Lorsque Tian Sen, un jeune Chinois d’une vingtaine d’années,
embarque sur le Ming Sing 23, il ne sait pas encore que c’est pour vivre un
enfer. Comme les deux cents autres passagers clandestins de ce cargo miteux et
rouillé, il fuit une Chine sans perspectives pour rejoindre Haïti, puis de là,
l’Amérique, promesse utopique d’un avenir meilleur. Mais, au fond de lui-même,
il n’est pas certain de ses réelles motivations et ce long voyage en mer va
constituer pour lui, au-delà des épreuves terribles qui vont le joncher, un
moyen d’y voir clair sur lui-même, sur ce qu’il désire être, sur l’acceptable
ou non, sur ceux dont il découvrira, au loin, qu’il les aime et qu’il n’aurait
jamais dû les quitter.
Logés à fond de cale avec interdiction de se montrer lorsque
l’immonde rafiot croise les côtes, les deux cents malheureux vont se trouver
livrés à la seule volonté d’un homme, le véritable maître à bord, Yap-Chef de
bateau comme ils ne vont pas tarder à le surnommer.

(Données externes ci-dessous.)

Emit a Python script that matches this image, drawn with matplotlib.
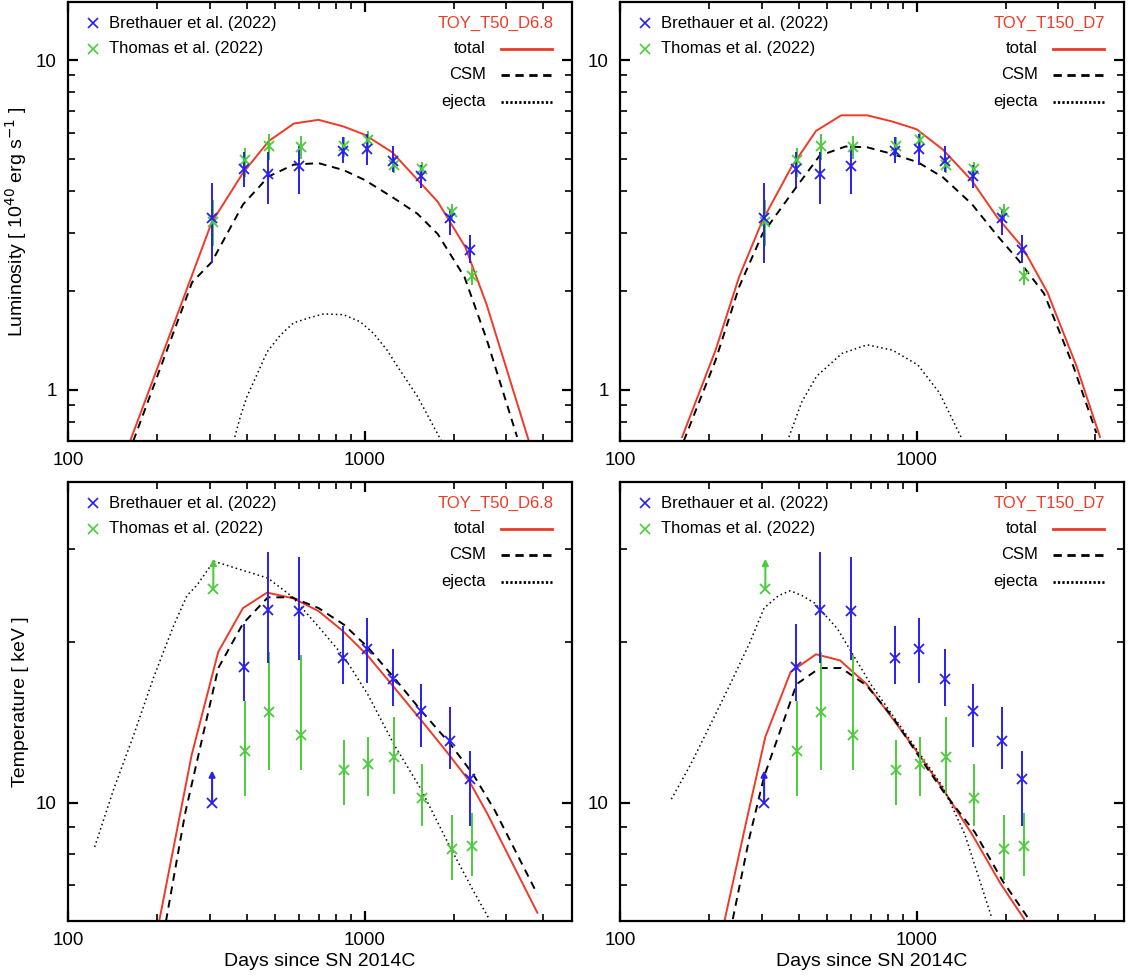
import numpy as np
import matplotlib.pyplot as plt
from matplotlib.ticker import FuncFormatter, NullFormatter, LogLocator

plt.rcParams['font.family'] = ['Liberation Sans', 'DejaVu Sans']

BLUE = '#2a1ff0'
GREEN = '#4ccc3a'
RED = '#ee3a26'

# observations: days since SN 2014C
bre_day = [306, 391, 472, 600, 847, 1018, 1246, 1546, 1938, 2264]
tho_day = [309, 396, 477, 609, 855, 1028, 1255, 1561, 1968, 2300]

# luminosity [1e40 erg/s]
bre_lum = [3.32, 4.67, 4.50, 4.78, 5.31, 5.37, 4.96, 4.44, 3.32, 2.66]
bre_lum_lo = [2.43, 4.13, 3.66, 3.93, 4.86, 4.81, 4.57, 4.09, 2.94, 2.42]
bre_lum_hi = [4.23, 5.25, 5.25, 5.50, 5.85, 5.98, 5.47, 4.82, 3.54, 2.94]
tho_lum = [3.22, 4.98, 5.47, 5.44, 5.47, 5.73, 4.82, 4.67, 3.46, 2.21]
tho_lum_lo = [2.74, 4.41, 4.98, 5.00, 5.10, 5.35, 4.55, 4.45, 3.30, 2.08]
tho_lum_hi = [3.76, 5.40, 5.95, 5.89, 5.85, 6.10, 5.10, 4.92, 3.65, 2.36]

# temperature [keV]; first point of each set is a lower limit
bre_kT = [10.0, 18.0, 23.0, 22.9, 18.7, 19.4, 17.1, 14.9, 13.05, 11.1]
bre_kT_lo = [10.0, 15.5, 18.3, 18.5, 16.7, 16.8, 15.2, 12.7, 11.55, 9.06]
bre_kT_hi = [11.5, 21.7, 29.6, 28.9, 21.5, 22.2, 19.4, 16.7, 15.1, 12.5]
tho_kT = [25.2, 12.5, 14.8, 13.4, 11.5, 11.8, 12.2, 10.2, 8.19, 8.28]
tho_kT_lo = [25.2, 10.3, 11.5, 11.5, 9.9, 10.3, 10.4, 9.06, 7.17, 7.28]
tho_kT_hi = [28.7, 15.5, 19.2, 18.9, 13.1, 13.3, 14.5, 11.8, 9.49, 9.57]

# model TOY_T50_D6.8 - luminosity
t50_lum_tot_day = [162, 262, 305, 389, 475, 577, 699, 849, 1000, 1240, 1763, 2185, 2580, 3577]
t50_lum_tot = [0.70, 2.23, 3.22, 4.55, 5.68, 6.42, 6.59, 6.29, 5.94, 5.25, 3.72, 2.71, 1.81, 0.70]
t50_lum_csm_day = [166, 262, 305, 389, 475, 577, 699, 849, 1000, 1240, 1507, 1763, 2170, 2580, 3265]
t50_lum_csm = [0.70, 2.12, 2.44, 3.65, 4.44, 4.82, 4.87, 4.64, 4.33, 3.84, 3.42, 2.97, 2.20, 1.42, 0.72]
t50_lum_ej_day = [365, 381, 401, 428, 469, 520, 576, 656, 728, 850, 967, 1072, 1190, 1302, 1507, 1815]
t50_lum_ej = [0.72, 0.83, 0.954, 1.085, 1.305, 1.466, 1.597, 1.658, 1.70, 1.69, 1.608, 1.483, 1.32, 1.163, 0.955, 0.70]

# model TOY_T150_D7 - luminosity
t150_lum_tot_day = [162, 210, 252, 302, 378, 458, 557, 681, 829, 1000, 1227, 1535, 1867, 2272, 2764, 3459, 4150]
t150_lum_tot = [0.72, 1.32, 2.20, 3.26, 4.73, 6.10, 6.80, 6.80, 6.51, 6.17, 5.35, 4.31, 3.34, 2.71, 1.97, 1.18, 0.72]
t150_lum_csm_day = [164, 210, 252, 302, 389, 471, 576, 681, 829, 1010, 1227, 1535, 1867, 2207, 2688, 3374, 4036]
t150_lum_csm = [0.70, 1.23, 2.05, 2.97, 4.07, 5.13, 5.47, 5.44, 5.19, 4.90, 4.41, 3.66, 2.94, 2.47, 1.96, 1.18, 0.74]
t150_lum_ej_day = [371, 410, 460, 560, 681, 829, 1010, 1193, 1411]
t150_lum_ej = [0.72, 0.92, 1.10, 1.29, 1.37, 1.32, 1.19, 0.98, 0.72]

# model TOY_T50_D6.8 - temperature
t50_kT_tot_day = [203, 261, 321, 389, 469, 574, 699, 845, 1023, 1253, 1549, 1894, 2249, 2594, 3820]
t50_kT_tot = [6.0, 12.28, 19.2, 23.2, 24.8, 24.2, 22.9, 21.0, 18.9, 16.5, 14.3, 12.45, 11.0, 9.53, 6.22]
t50_kT_csm_day = [214, 248, 321, 389, 472, 568, 699, 851, 1023, 1253, 1549, 1943, 2323, 2748, 3820]
t50_kT_csm = [6.0, 9.53, 17.9, 21.7, 24.3, 24.3, 23.2, 21.6, 19.6, 17.2, 14.9, 12.9, 11.3, 9.67, 6.74]
t50_kT_ej_day = [123, 142.5, 166.5, 194.4, 227, 252, 272, 310, 472, 568, 699, 851, 1023, 1253, 1549, 1943, 2323, 2630]
t50_kT_ej = [8.26, 10.6, 13.4, 17.2, 21.5, 24.5, 25.6, 28.4, 26.4, 24.4, 21.4, 18.8, 16.0, 12.9, 10.6, 8.25, 6.84, 6.05]

# model TOY_T150_D7 - temperature
t150_kT_tot_day = [225, 267, 309, 376, 458, 552, 678, 829, 1010, 1227, 1535, 1921, 2304]
t150_kT_tot = [6.0, 9.26, 13.3, 17.6, 19.0, 18.5, 16.7, 14.4, 12.4, 10.6, 8.74, 7.04, 6.05]
t150_kT_csm_day = [240, 273, 306, 394, 471, 557, 678, 829, 1010, 1245, 1570, 1947, 2370]
t150_kT_csm = [6.05, 8.6, 11.2, 16.7, 17.9, 17.9, 16.6, 14.5, 12.3, 10.4, 8.81, 7.14, 6.09]
t150_kT_ej_day = [149, 173, 201, 234, 273, 306, 343, 375, 410, 453, 541, 700, 852, 1010, 1227, 1452, 1790]
t150_kT_ej = [10.16, 11.8, 13.96, 16.6, 19.9, 23.2, 24.5, 25.0, 24.5, 23.7, 21.2, 16.7, 14.3, 12.5, 10.7, 8.74, 6.09]

W, H = 1128, 976
fig = plt.figure(figsize=(W / 100, H / 100), dpi=100)


def box(l, t, r, b):
    return [l / W, 1 - b / H, (r - l) / W, (b - t) / H]


fmt = FuncFormatter(lambda v, p: '%g' % v)


def style(ax, ylim):
    ax.set_xscale('log')
    ax.set_yscale('log')
    ax.set_xlim(100, 5000)
    ax.set_ylim(*ylim)
    for s in ax.spines.values():
        s.set_linewidth(1.6)
    ax.xaxis.set_major_formatter(fmt)
    ax.yaxis.set_major_formatter(fmt)
    ax.xaxis.set_minor_formatter(NullFormatter())
    ax.yaxis.set_minor_formatter(NullFormatter())
    ax.yaxis.set_minor_locator(LogLocator(base=10, subs=np.arange(2, 10)))
    ax.xaxis.set_minor_locator(LogLocator(base=10, subs=np.arange(2, 10)))
    ax.tick_params(which='both', direction='in', top=True, right=True, labelsize=13.5)
    ax.tick_params(which='major', length=7.5, width=1.6, pad=8)
    ax.tick_params(which='minor', length=5, width=1.2)


def legend(ax, model):
    tr = ax.transAxes
    ax.plot([0.0505], [0.952], 'x', color=BLUE, ms=7, mew=1.2, transform=tr)
    ax.plot([0.0505], [0.893], 'x', color=GREEN, ms=7, mew=1.2, transform=tr)
    ax.text(0.081, 0.952, 'Brethauer et al. (2022)', transform=tr, va='center', fontsize=12)
    ax.text(0.081, 0.893, 'Thomas et al. (2022)', transform=tr, va='center', fontsize=12)
    ax.text(0.963, 0.952, model, transform=tr, va='center', ha='right', fontsize=12, color=RED)
    rows = [('total', 0.893, dict(color=RED, ls='-')),
            ('CSM', 0.834, dict(color='black', ls=(0, (3, 2)))),
            ('ejecta', 0.773, dict(color='black', ls=(0, (0.8, 0.8))))]
    for name, y, kw in rows:
        ax.text(0.829, y, name, transform=tr, va='center', ha='right', fontsize=12)
        ax.plot([0.86, 0.961], [y, y], transform=tr, lw=2, **kw)


def obs(ax, day, val, lo, hi, color, first_limit):
    day = np.array(day); val = np.array(val); lo = np.array(lo); hi = np.array(hi)
    s = 1 if first_limit else 0
    ax.errorbar(day[s:], val[s:], yerr=[val[s:] - lo[s:], hi[s:] - val[s:]], fmt='x',
                color=color, ms=7.5, mew=1.3, elinewidth=1.4, capsize=0, zorder=3)
    if first_limit:
        ax.plot(day[:1], val[:1], 'x', color=color, ms=7.5, mew=1.3, zorder=3)
        ax.annotate('', xy=(day[0], hi[0]), xytext=(day[0], val[0]),
                    arrowprops=dict(arrowstyle='-|>', color=color, lw=1.5,
                                    mutation_scale=9, shrinkA=0, shrinkB=0))


def models(ax, tot_d, tot, csm_d, csm, ej_d, ej):
    ax.plot(tot_d, tot, color=RED, lw=1.4, zorder=2)
    ax.plot(csm_d, csm, color='black', lw=1.4, ls=(0, (4, 3)), zorder=2)
    ax.plot(ej_d, ej, color='black', lw=1.1, ls=(0, (1, 2)), zorder=2)


ax1 = fig.add_axes(box(68, 2, 572, 441))
ax2 = fig.add_axes(box(620, 2, 1124, 441))
ax3 = fig.add_axes(box(68, 482, 572, 921))
ax4 = fig.add_axes(box(620, 482, 1124, 921))

models(ax1, t50_lum_tot_day, t50_lum_tot, t50_lum_csm_day, t50_lum_csm, t50_lum_ej_day, t50_lum_ej)
models(ax2, t150_lum_tot_day, t150_lum_tot, t150_lum_csm_day, t150_lum_csm, t150_lum_ej_day, t150_lum_ej)
models(ax3, t50_kT_tot_day, t50_kT_tot, t50_kT_csm_day, t50_kT_csm, t50_kT_ej_day, t50_kT_ej)
models(ax4, t150_kT_tot_day, t150_kT_tot, t150_kT_csm_day, t150_kT_csm, t150_kT_ej_day, t150_kT_ej)

for ax in (ax1, ax2):
    obs(ax, tho_day, tho_lum, tho_lum_lo, tho_lum_hi, GREEN, False)
    obs(ax, bre_day, bre_lum, bre_lum_lo, bre_lum_hi, BLUE, False)
    style(ax, (0.7, 15))
for ax in (ax3, ax4):
    obs(ax, tho_day, tho_kT, tho_kT_lo, tho_kT_hi, GREEN, True)
    obs(ax, bre_day, bre_kT, bre_kT_lo, bre_kT_hi, BLUE, True)
    style(ax, (6, 40))
    ax.set_xlabel('Days since SN 2014C', fontsize=14, labelpad=3)

legend(ax1, 'TOY_T50_D6.8')
legend(ax2, 'TOY_T150_D7')
legend(ax3, 'TOY_T50_D6.8')
legend(ax4, 'TOY_T150_D7')

ax1.set_ylabel('Luminosity [ 10$^{40}$ erg s$^{-1}$ ]', fontsize=14)
ax3.set_ylabel('Temperature [ keV ]', fontsize=14)
ax1.yaxis.set_label_coords(-0.078, 0.5)
ax3.yaxis.set_label_coords(-0.078, 0.5)

fig.savefig('out.png', dpi=100)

Dès qu’ils seront au large commenceront les coups, les
brimades, les confiscations. Yap fait régner une terreur constante pour les
garder sous son contrôle. En les sous-alimentant, en refusant de soigner les
malades de plus en plus nombreux faute de conditions sanitaires minimales, il
compte s’assurer une domination sans partage avec un équipage et un capitaine à
sa merci. Yap est un homme de peu de foi que Ming Sing va peu à peu décoder en
tentant de l’apprivoiser. Cet ancien garde rouge a fait du trafic de boat
people un business et sa spécialité semble bien être un voyage sans retour qui
sème les cadavres à la mer au fur et à mesure que la maladie, la sauvagerie ou
la violence frappent.
Plus les jours passent, plus l’angoisse monte. Une angoisse
entretenue par la manipulation, Yap n’hésitant pas à alterner faveurs et
punitions pour mieux monter les clandestins les uns contre les autres, juguler
toute tentative de mutinerie qui pourtant finira par arriver avant d’avorter
confusément.
Pour beaucoup parmi les clandestins comme les membres
d’équipage, la mort sera au bout de la poupe et le voyage une totale
désillusion au fur et à mesure que les jours passent, que la nourriture
s’avarie, que le fuel s’épuise sans la moindre terre en vue.
Chaque jour qui s’écoule offre au jeune Tian Sen l’occasion
de mûrir. Lui qui se réfugiait sous le casque de son walk-man pour s’isoler de
l’horreur et des autres ne pourra plus fuir lorsque l’appareil finira par
rendre l’âme. Lui qui aura vainement tenté de protéger certains des maltraités,
de les soigner avec les moyens du bord, de leur offrir une cérémonie funéraire
dans la tradition va apprendre à se jouer des autres, à survivre alors que tout
autour la mort rôde. Au bout du compte, c’est un homme aguerri qui aura survécu
aux multiples pièges tendus, aura appris la ruse tout en gardant intacte son
âme, ayant refusé les compromissions, qui émergera.
Carl de Souza aura trouvé là un thème poignant pour son
roman. On regrettera cependant un certain manque de maîtrise littéraire, une
absence de souffle, voire, parfois, une certaine confusion dans l’intrigue qui
font que ce livre, qui aurait pu être excellent, n’en est au mieux que bon.